We shall have a debate about this on clause 41, so I shall not dwell on it now. I will simply say that what we intend to do here is completely counter to the amendment. I therefore ask the hon. Member for East Worthing and Shoreham to withdraw it. We will certainly resist it.
That brings me to amendment No. 248, tabled by the hon. Member for Bognor Regis and Littlehampton. It seems to be going in completely the opposite direction. It would bring the start of key stage 1 to the beginning of the reception year when children are four. I am surprised by it, given some Opposition Members’ strong feelings about the use of the word “taught” and about the appropriateness of formalised learning for very young children. I do not agree with the amendment and I wonder whether many of the hon. Gentleman’s hon. Friends really agree with it either.

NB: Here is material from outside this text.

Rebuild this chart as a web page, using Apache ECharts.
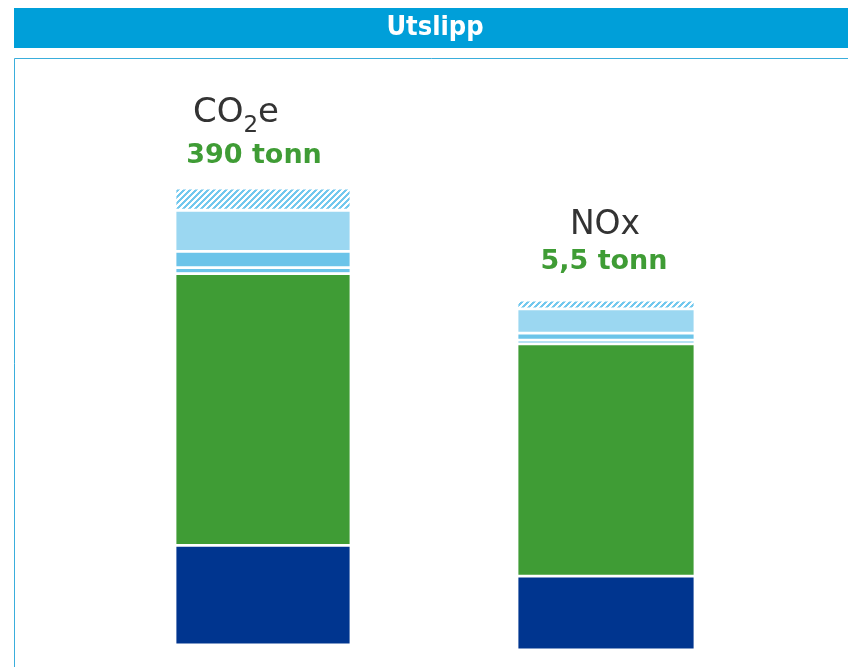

We want to see a coherent foundation stage from nought to five and then we want children to begin their key stage 1 learning in primary school at that appropriate age. I do not recognise what the hon. Gentleman was talking about in terms of territorial splits and so on. This is an issue about which people have strong views, but I do not think that it is about protecting territory either inside or outside the Department. I think that people want to do the best for children. I ask the hon. Gentleman not to press the amendment.